The result is a graveyard of technically successful pilots that never scaled. Not because the model failed, but because nobody designed for what happens after the demo.

Three things high-impact deployments get right

The organisations that do extract value tend to share a few traits, regardless of industry.

First, they start from a decision, not a dataset. Instead of asking what AI can do with the data available, they start with a specific, high-frequency decision that costs the business money when made slowly or badly, and work backward from there. This keeps the initiative anchored to something a finance director will recognise on a P&L.

Second, they treat integration as the hard part. The model is often the easy 20 percent. The remaining 80 percent is getting the output into the hands of the person who acts on it, at the moment they need it, in a format that fits how they already work. Organisations that underinvest here end up with impressive dashboards nobody opens.

Third, they build for accountability from day one. Someone owns the outcome, not just the output. A model that produces a recommendation is not the same as a model that changes a decision. High-impact deployments assign clear ownership over the gap between the two.

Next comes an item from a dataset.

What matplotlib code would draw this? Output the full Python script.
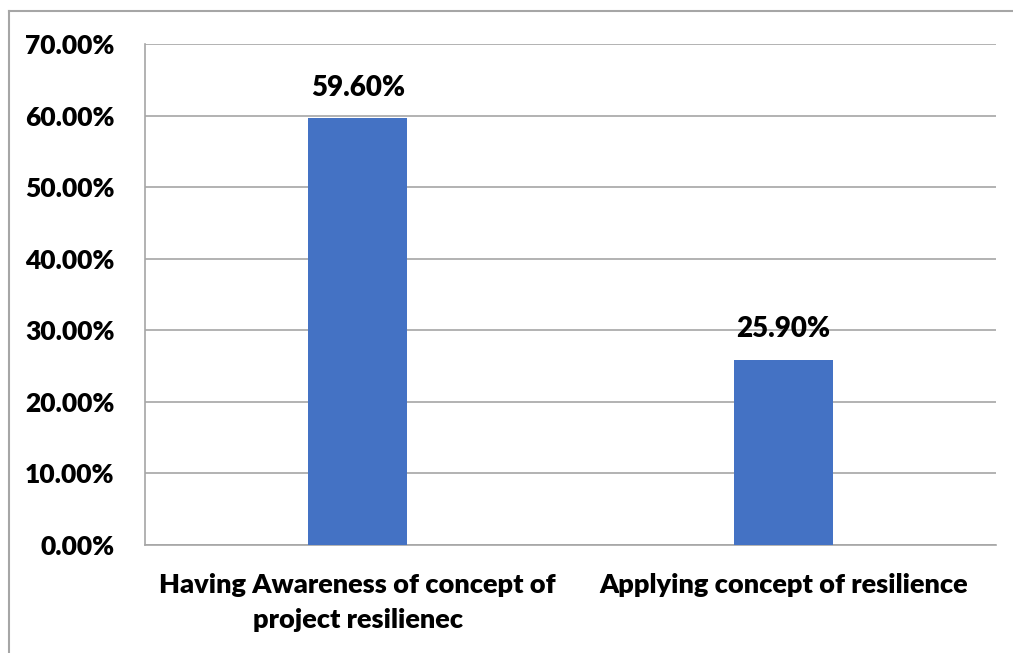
import matplotlib
matplotlib.use("Agg")
import matplotlib.pyplot as plt
from matplotlib.lines import Line2D
from matplotlib.ticker import FuncFormatter, MultipleLocator

categories = ["Having Awareness of concept of\nproject resilienec",
              "Applying concept of resilience"]
values = [0.596, 0.259]
value_labels = ["59.60%", "25.90%"]

W, H = 1013, 653
fig = plt.figure(figsize=(W / 100, H / 100), dpi=100)
plt.rcParams['font.family'] = ['Lato', 'DejaVu Sans']

ax = fig.add_axes([145 / W, 1 - 545 / H, (996 - 145) / W, (545 - 44) / H])
x = list(range(len(categories)))
ax.bar(x, values, width=0.233, color="#4472C4", zorder=3)
ax.set_xlim(-0.5, len(categories) - 0.5)
ax.set_ylim(0, 0.70)
ax.yaxis.set_major_locator(MultipleLocator(0.10))
ax.yaxis.set_major_formatter(FuncFormatter(lambda v, p: f"{v*100:.2f}%"))
ax.grid(axis="y", color="#a6a6a6", linewidth=1.2, zorder=0)
for s in ["top", "right"]:
    ax.spines[s].set_visible(False)
for s in ["left", "bottom"]:
    ax.spines[s].set_color("#a6a6a6")
    ax.spines[s].set_linewidth(1.2)
ax.tick_params(axis="y", length=0, labelsize=19, pad=22)
ax.tick_params(axis="x", length=0, labelsize=19.5, pad=20)
ax.set_xticks(x)
ax.set_xticklabels(categories, fontweight="heavy", linespacing=1.55)
for t in ax.get_yticklabels():
    t.set_fontweight("heavy")
for xi, v, lab in zip(x, values, value_labels):
    ax.annotate(lab, (xi, v), xytext=(0, 16), textcoords="offset points",
                ha="center", va="baseline", fontsize=20, fontweight="heavy")

# outer frame (top and left visible)
fig.add_artist(Line2D([9 / W, 1.0], [1 - 11 / H, 1 - 11 / H], color="#a6a6a6",
                      linewidth=1.5, transform=fig.transFigure))
fig.add_artist(Line2D([9 / W, 9 / W], [0, 1 - 11 / H], color="#a6a6a6",
                      linewidth=1.5, transform=fig.transFigure))

fig.savefig("out.png", dpi=100)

The cost of getting it wrong

The expense of a failed pilot is rarely just the pilot itself. It is the credibility spent, the internal appetite for the next initiative, and the months lost to a project that quietly stalls rather than being killed outright. Organisations that treat AI value creation as a discipline, with the same rigour applied to a capital investment case, avoid this far more consistently than those that treat it as an innovation exercise.

The technology has largely stopped being the constraint. The organisations pulling ahead are the ones that have accepted this and redesigned their approach accordingly.